Previous petrographic work has shown that shale petroleum reservoirs at discovery are characterized by multiple porosities. In addition there is a porosity that is generated during hydraulic fracturing jobs. Thus a quintuple porosity system might be at work when shale wells go on production.
In this work a petrophysical model is built that allows quantification of storage capabilities in shales through determination of adsorbed porosity (φads_c), organic porosity (φorg), inorganic porosity (φm), fracture porosity (φ2) and hydraulic fracture porosity (φhf). These data are important as they provide reasonable input to physics-based numerical simulators for shale petroleum reservoirs and thus more realistic projections of reservoir performance and recoveries.
Pattern recognition is used in a modified Pickett plot for distinguishing key shale components such as total organic carbon (TOC), level of organic metamorphism (LOM) and to distinguish between viscous and diffusion-like flow. Results from the model compare well against laboratory data.

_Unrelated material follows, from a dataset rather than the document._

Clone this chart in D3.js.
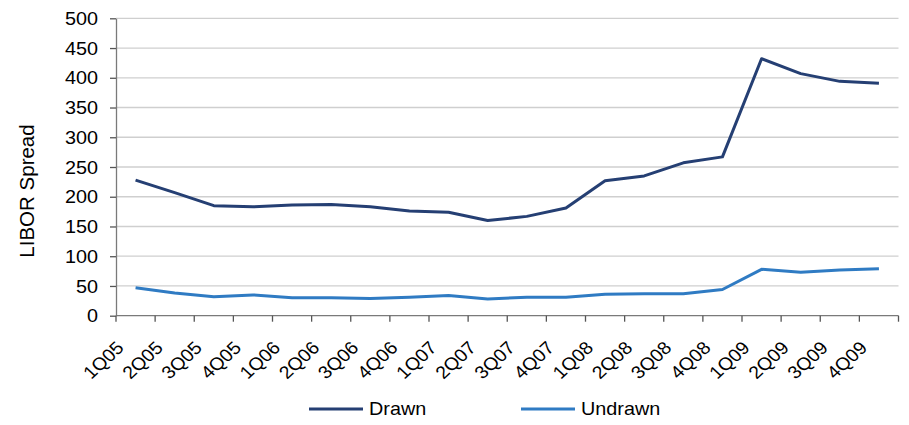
<!DOCTYPE html>
<html>
<head>
<meta charset="utf-8">
<script src="https://cdn.jsdelivr.net/npm/d3@7"></script>
<style>
  html, body { margin: 0; padding: 0; background: #fff; }
  svg { display: block; font-family: "Liberation Sans", Arial, sans-serif; }
</style>
</head>
<body>
<svg id="chart" width="909" height="425"></svg>
<script>
// Quarterly LIBOR spreads (bp) on drawn and undrawn facilities
const quarters = ["1Q05","2Q05","3Q05","4Q05","1Q06","2Q06","3Q06","4Q06","1Q07","2Q07",
                  "3Q07","4Q07","1Q08","2Q08","3Q08","4Q08","1Q09","2Q09","3Q09","4Q09"];
const drawn   = [228, 207, 185, 183, 186, 187, 183, 176, 174, 160,
                 167, 181, 227, 235, 257, 267, 432, 407, 394, 391];
const undrawn = [47, 38, 32, 35, 30, 30, 29, 31, 34, 28,
                 31, 31, 36, 37, 37, 44, 78, 73, 77, 79];
const yTicks = [0, 50, 100, 150, 200, 250, 300, 350, 400, 450, 500];
const seriesNames = ["Drawn", "Undrawn"];
const seriesColors = ["#253f73", "#2f7bc3"];

const svg = d3.select("#chart");
const plotLeft = 116, plotRight = 898.5, plotTop = 18.3, plotBottom = 315.7;

const x = d3.scaleBand().domain(quarters).range([plotLeft, plotRight]).padding(0);
const y = d3.scaleLinear().domain([0, 500]).range([plotBottom, plotTop]);
const cx = q => x(q) + x.bandwidth() / 2;

// horizontal gridlines
svg.append("g")
  .selectAll("line")
  .data(yTicks.filter(v => v > 0))
  .join("line")
  .attr("x1", plotLeft).attr("x2", plotRight)
  .attr("y1", d => y(d)).attr("y2", d => y(d))
  .attr("stroke", "#cfcfcf").attr("stroke-width", 1.3);

// value axis
const yAxis = svg.append("g")
  .attr("transform", `translate(${plotLeft},0)`)
  .call(d3.axisLeft(y).tickValues(yTicks).tickSize(6).tickPadding(12).tickSizeOuter(0));
yAxis.select(".domain").attr("stroke", "#7a7a7a").attr("stroke-width", 1.3);
yAxis.selectAll(".tick line").attr("stroke", "#555").attr("stroke-width", 1.3);
yAxis.selectAll(".tick text")
  .attr("font-size", 18).attr("fill", "#000")
  .attr("font-family", "Liberation Sans, Arial, sans-serif")
  .attr("dy", null)
  .attr("dominant-baseline", "central")
  .attr("transform", function () {
    const t = d3.select(this);
    const tx = +t.attr("x");
    t.attr("x", 0);
    return `translate(${tx},0) scale(1.1,1)`;
  });

// category axis: line and ticks on quarter boundaries
const xAxis = svg.append("g");
xAxis.append("line")
  .attr("x1", plotLeft).attr("x2", plotRight)
  .attr("y1", plotBottom).attr("y2", plotBottom)
  .attr("stroke", "#7a7a7a").attr("stroke-width", 1.3);
const bounds = quarters.map(q => x(q)).concat([plotRight]);
xAxis.selectAll("line.tk")
  .data(bounds)
  .join("line")
  .attr("class", "tk")
  .attr("x1", d => d).attr("x2", d => d)
  .attr("y1", plotBottom).attr("y2", plotBottom + 6)
  .attr("stroke", "#555").attr("stroke-width", 1.3);
xAxis.selectAll("text")
  .data(quarters)
  .join("text")
  .attr("text-anchor", "end")
  .attr("font-size", 18)
  .attr("fill", "#000")
  .attr("transform", d => `translate(${cx(d) - 10.6},349) scale(1.08,1) rotate(-45)`)
  .text(d => d);

// axis title
svg.append("text")
  .attr("transform", `translate(34,191) rotate(-90)`)
  .attr("text-anchor", "middle")
  .attr("font-size", 20.5)
  .attr("fill", "#000")
  .text("LIBOR Spread");

// series lines
const line = d3.line().x((d, i) => cx(quarters[i])).y(d => y(d));
[drawn, undrawn].forEach((vals, k) => {
  svg.append("path")
    .datum(vals)
    .attr("d", line)
    .attr("fill", "none")
    .attr("stroke", seriesColors[k])
    .attr("stroke-width", 3)
    .attr("stroke-linejoin", "round");
});

// legend
const legendX = [309, 521];
const legend = svg.append("g");
seriesNames.forEach((name, k) => {
  legend.append("line")
    .attr("x1", legendX[k]).attr("x2", legendX[k] + 54)
    .attr("y1", 409).attr("y2", 409)
    .attr("stroke", seriesColors[k]).attr("stroke-width", 3);
  legend.append("text")
    .attr("transform", `translate(${legendX[k] + 60},415) scale(1.1,1)`)
    .attr("font-size", 18)
    .attr("fill", "#000")
    .text(name);
});
</script>
</body>
</html>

The petrophysical model is robust as it can handle at the same time the 5 porosities mentioned above, but it can also handle simultaneously 4, 3, 2 or only 1 of those porosities depending on the characteristics of the reservoir at a given depth.
It is concluded that the petrophysical model presented in this paper constitutes a valuable tool for physics-based characterization of shale petroleum reservoirs. The model is developed in such a way that it can still be used even in those cases where laboratory data are not available and well log suites are not complete.